| PROBLEM TO WORK ON |
Look through the data below and extract, unchanged, the lines from the one that contains "Rebuild this diagram" to the one that contains "(0,0) rectangle (1059,533);", both included.
===
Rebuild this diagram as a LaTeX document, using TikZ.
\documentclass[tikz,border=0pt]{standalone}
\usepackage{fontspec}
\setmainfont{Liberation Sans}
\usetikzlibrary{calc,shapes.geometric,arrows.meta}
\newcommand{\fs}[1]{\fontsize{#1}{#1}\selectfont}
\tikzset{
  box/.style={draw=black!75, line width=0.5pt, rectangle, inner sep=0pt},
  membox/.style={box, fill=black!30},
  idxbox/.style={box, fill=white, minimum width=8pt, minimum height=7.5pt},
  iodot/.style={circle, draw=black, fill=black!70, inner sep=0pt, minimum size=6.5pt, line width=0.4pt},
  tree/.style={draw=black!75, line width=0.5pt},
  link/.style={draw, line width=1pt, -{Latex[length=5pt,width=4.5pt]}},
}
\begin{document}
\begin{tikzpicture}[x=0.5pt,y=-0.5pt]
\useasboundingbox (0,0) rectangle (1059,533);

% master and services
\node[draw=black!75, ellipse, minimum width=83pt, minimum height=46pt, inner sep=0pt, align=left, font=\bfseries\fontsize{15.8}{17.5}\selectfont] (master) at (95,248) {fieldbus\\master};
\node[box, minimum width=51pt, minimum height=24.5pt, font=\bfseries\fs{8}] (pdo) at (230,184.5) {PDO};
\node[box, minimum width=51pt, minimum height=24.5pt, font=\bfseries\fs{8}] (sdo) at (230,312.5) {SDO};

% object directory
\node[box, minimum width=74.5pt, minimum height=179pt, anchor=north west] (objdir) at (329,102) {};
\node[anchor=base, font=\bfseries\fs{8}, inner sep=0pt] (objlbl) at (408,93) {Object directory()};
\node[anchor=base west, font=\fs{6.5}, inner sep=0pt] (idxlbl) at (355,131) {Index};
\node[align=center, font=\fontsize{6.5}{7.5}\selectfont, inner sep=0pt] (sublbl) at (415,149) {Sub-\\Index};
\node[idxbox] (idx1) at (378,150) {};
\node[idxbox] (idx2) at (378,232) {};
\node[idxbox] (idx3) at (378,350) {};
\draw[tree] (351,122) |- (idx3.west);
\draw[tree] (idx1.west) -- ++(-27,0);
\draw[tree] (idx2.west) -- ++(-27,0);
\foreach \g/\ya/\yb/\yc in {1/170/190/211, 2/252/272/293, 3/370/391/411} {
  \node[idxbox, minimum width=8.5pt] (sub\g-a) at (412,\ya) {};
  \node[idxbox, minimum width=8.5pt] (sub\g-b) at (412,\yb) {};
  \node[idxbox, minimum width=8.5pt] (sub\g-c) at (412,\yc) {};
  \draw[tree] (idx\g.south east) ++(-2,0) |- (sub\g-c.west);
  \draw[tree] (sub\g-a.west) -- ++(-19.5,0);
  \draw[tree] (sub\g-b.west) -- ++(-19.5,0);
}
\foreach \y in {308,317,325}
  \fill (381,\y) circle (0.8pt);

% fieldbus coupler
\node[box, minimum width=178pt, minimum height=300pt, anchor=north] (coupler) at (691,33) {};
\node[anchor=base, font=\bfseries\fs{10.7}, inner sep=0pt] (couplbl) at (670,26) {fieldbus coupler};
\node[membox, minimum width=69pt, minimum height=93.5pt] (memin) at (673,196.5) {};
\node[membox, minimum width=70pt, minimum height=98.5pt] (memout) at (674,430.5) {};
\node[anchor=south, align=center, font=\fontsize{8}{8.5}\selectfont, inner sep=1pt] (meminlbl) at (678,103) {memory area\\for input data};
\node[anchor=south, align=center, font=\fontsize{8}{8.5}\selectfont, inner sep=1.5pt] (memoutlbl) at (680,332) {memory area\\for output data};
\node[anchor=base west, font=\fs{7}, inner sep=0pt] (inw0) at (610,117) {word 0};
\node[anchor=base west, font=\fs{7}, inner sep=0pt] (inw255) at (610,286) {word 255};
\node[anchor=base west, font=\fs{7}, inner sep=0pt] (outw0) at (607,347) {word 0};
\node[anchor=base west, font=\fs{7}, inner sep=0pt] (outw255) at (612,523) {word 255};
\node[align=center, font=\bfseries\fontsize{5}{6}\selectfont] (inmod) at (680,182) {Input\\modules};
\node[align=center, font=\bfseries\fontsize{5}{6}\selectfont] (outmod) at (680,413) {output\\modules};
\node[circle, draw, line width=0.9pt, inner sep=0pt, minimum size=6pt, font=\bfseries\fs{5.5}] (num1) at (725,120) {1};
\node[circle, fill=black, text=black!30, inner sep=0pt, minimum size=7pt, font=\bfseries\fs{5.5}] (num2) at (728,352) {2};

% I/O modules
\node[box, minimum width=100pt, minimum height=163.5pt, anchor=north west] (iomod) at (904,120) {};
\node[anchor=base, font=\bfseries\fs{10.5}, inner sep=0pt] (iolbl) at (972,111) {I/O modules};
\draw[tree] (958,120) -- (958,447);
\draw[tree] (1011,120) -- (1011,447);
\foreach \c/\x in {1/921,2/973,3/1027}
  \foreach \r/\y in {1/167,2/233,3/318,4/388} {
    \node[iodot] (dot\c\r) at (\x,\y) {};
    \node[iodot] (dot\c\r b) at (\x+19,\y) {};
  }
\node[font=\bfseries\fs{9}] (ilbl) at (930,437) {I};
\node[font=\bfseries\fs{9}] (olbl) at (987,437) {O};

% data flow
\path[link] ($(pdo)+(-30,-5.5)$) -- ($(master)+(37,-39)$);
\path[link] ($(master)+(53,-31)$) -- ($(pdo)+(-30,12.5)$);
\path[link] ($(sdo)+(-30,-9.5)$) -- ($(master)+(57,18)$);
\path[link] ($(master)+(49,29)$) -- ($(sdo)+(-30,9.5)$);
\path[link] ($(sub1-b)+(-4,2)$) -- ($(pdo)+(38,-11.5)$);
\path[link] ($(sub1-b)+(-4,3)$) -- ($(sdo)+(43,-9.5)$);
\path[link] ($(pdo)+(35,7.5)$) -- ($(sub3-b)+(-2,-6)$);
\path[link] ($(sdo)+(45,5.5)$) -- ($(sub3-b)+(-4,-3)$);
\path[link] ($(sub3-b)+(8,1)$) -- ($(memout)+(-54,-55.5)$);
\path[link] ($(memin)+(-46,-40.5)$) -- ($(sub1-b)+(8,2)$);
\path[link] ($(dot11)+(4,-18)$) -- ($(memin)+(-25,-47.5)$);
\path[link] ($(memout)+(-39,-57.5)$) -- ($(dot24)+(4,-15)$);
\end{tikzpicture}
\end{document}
===
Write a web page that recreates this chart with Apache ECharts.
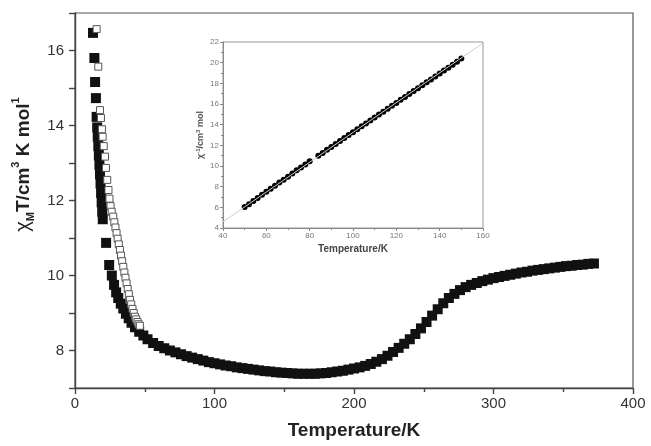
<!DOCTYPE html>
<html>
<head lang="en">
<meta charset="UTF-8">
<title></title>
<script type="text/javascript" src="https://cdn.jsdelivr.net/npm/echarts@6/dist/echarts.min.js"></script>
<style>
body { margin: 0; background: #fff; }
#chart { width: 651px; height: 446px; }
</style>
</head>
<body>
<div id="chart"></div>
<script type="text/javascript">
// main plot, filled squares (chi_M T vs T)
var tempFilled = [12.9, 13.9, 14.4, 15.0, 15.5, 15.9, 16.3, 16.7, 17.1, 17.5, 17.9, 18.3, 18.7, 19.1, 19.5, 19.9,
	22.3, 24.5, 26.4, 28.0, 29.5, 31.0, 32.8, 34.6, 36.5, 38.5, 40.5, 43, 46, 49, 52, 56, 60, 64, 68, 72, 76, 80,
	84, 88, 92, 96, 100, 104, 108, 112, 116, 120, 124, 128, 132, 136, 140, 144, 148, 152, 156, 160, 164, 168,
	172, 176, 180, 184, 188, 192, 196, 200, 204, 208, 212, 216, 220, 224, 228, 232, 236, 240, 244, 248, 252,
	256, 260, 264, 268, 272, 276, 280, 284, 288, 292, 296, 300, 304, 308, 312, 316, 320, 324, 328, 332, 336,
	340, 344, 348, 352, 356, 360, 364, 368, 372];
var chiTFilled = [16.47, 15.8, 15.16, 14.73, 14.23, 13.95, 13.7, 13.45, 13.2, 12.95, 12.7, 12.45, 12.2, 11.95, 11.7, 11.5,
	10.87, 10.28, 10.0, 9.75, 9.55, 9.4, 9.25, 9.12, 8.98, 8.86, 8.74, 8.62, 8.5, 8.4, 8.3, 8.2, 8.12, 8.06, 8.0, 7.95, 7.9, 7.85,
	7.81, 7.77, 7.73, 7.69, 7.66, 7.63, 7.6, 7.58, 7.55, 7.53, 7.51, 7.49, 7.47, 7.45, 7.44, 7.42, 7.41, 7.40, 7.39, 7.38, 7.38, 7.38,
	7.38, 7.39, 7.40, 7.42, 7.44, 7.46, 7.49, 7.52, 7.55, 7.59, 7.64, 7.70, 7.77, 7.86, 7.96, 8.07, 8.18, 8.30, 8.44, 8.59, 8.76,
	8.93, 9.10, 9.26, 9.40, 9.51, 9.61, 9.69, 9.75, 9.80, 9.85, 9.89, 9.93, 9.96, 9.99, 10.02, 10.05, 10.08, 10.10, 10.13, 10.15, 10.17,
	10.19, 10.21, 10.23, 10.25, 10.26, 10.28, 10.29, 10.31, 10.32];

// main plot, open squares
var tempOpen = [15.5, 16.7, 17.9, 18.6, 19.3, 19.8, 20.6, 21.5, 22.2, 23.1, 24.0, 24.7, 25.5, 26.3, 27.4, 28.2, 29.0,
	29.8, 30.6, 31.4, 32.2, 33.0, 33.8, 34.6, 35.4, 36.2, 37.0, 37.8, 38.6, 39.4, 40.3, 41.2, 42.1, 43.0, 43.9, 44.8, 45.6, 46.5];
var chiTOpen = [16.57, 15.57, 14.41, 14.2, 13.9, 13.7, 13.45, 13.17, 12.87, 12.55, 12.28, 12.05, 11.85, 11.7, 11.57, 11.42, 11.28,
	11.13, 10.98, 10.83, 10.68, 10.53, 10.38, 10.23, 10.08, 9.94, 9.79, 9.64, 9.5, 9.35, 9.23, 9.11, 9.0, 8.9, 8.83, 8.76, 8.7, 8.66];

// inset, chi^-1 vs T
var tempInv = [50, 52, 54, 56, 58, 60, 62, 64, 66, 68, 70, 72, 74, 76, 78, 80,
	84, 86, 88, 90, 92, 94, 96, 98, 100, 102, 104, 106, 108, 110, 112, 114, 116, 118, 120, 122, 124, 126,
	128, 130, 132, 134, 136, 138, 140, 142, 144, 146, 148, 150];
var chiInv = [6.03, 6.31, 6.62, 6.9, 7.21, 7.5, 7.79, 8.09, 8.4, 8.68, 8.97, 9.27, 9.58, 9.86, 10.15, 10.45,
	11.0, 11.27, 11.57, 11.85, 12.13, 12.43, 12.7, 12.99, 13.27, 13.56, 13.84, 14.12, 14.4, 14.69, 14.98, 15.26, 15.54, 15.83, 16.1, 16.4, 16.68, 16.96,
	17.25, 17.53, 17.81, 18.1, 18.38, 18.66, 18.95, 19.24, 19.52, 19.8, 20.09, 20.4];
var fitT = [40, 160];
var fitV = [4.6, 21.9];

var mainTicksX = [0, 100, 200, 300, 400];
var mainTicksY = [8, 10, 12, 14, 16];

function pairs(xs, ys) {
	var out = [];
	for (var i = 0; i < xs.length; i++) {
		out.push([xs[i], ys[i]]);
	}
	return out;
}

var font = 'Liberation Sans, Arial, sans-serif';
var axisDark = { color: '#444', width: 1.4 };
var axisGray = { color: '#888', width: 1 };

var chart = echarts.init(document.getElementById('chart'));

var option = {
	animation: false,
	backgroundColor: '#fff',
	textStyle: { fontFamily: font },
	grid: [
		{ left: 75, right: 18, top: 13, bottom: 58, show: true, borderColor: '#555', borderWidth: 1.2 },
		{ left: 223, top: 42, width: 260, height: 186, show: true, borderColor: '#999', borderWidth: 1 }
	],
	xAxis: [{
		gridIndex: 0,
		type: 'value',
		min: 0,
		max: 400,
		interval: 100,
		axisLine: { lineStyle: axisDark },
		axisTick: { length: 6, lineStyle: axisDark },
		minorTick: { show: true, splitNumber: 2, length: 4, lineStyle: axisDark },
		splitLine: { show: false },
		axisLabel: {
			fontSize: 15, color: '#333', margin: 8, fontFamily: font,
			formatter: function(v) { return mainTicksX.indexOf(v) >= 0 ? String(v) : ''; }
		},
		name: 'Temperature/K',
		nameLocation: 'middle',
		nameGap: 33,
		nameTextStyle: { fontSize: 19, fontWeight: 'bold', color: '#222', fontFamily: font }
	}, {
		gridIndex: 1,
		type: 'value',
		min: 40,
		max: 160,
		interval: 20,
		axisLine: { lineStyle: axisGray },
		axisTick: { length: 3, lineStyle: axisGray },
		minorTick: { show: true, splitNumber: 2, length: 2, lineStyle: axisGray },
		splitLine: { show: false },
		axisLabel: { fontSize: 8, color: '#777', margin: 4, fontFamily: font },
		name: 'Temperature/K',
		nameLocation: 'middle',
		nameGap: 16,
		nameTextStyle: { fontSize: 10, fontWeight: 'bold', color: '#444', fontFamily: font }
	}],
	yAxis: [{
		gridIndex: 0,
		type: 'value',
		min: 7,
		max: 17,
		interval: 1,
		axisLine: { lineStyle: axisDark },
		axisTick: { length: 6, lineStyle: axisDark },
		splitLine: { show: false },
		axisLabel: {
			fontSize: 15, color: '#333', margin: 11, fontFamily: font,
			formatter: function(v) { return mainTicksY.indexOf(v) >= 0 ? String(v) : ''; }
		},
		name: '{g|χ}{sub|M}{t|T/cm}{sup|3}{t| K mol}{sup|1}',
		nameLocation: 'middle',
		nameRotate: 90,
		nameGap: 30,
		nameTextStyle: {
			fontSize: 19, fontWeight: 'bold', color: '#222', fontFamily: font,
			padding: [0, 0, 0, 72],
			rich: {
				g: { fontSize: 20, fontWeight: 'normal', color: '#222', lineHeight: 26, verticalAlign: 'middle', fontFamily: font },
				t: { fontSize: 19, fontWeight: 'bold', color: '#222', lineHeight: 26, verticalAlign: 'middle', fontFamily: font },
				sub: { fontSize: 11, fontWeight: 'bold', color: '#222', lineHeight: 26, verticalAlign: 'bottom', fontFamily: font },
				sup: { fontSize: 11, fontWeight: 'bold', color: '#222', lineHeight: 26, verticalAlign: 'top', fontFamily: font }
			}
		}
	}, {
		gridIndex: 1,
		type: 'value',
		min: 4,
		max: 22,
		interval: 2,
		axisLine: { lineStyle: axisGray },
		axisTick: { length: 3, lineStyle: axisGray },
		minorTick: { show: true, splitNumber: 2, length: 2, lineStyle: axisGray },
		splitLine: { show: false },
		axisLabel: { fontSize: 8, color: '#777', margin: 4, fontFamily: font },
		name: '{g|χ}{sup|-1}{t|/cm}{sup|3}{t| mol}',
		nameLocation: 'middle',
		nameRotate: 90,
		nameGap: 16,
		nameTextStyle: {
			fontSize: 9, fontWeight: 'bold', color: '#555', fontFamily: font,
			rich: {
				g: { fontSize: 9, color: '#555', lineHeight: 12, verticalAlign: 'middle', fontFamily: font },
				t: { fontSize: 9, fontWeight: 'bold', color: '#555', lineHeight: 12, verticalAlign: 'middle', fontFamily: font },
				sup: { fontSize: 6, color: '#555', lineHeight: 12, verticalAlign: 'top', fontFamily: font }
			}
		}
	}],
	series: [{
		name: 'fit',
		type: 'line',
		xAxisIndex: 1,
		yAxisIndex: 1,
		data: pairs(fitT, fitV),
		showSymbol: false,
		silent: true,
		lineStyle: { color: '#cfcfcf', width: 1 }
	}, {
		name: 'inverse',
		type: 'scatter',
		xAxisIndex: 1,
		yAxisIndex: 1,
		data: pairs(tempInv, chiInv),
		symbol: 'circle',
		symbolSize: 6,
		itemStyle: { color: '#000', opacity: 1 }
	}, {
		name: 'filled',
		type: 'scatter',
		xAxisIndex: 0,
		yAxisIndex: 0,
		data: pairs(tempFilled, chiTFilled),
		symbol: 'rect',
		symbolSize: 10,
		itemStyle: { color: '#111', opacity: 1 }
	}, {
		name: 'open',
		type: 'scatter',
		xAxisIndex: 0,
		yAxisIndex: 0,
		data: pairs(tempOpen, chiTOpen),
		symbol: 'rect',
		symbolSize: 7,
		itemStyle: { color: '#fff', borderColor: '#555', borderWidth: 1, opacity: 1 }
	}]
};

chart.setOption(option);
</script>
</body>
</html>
===
| TASK RESULT |
Rebuild this diagram as a LaTeX document, using TikZ.
\documentclass[tikz,border=0pt]{standalone}
\usepackage{fontspec}
\setmainfont{Liberation Sans}
\usetikzlibrary{calc,shapes.geometric,arrows.meta}
\newcommand{\fs}[1]{\fontsize{#1}{#1}\selectfont}
\tikzset{
  box/.style={draw=black!75, line width=0.5pt, rectangle, inner sep=0pt},
  membox/.style={box, fill=black!30},
  idxbox/.style={box, fill=white, minimum width=8pt, minimum height=7.5pt},
  iodot/.style={circle, draw=black, fill=black!70, inner sep=0pt, minimum size=6.5pt, line width=0.4pt},
  tree/.style={draw=black!75, line width=0.5pt},
  link/.style={draw, line width=1pt, -{Latex[length=5pt,width=4.5pt]}},
}
\begin{document}
\begin{tikzpicture}[x=0.5pt,y=-0.5pt]
\useasboundingbox (0,0) rectangle (1059,533);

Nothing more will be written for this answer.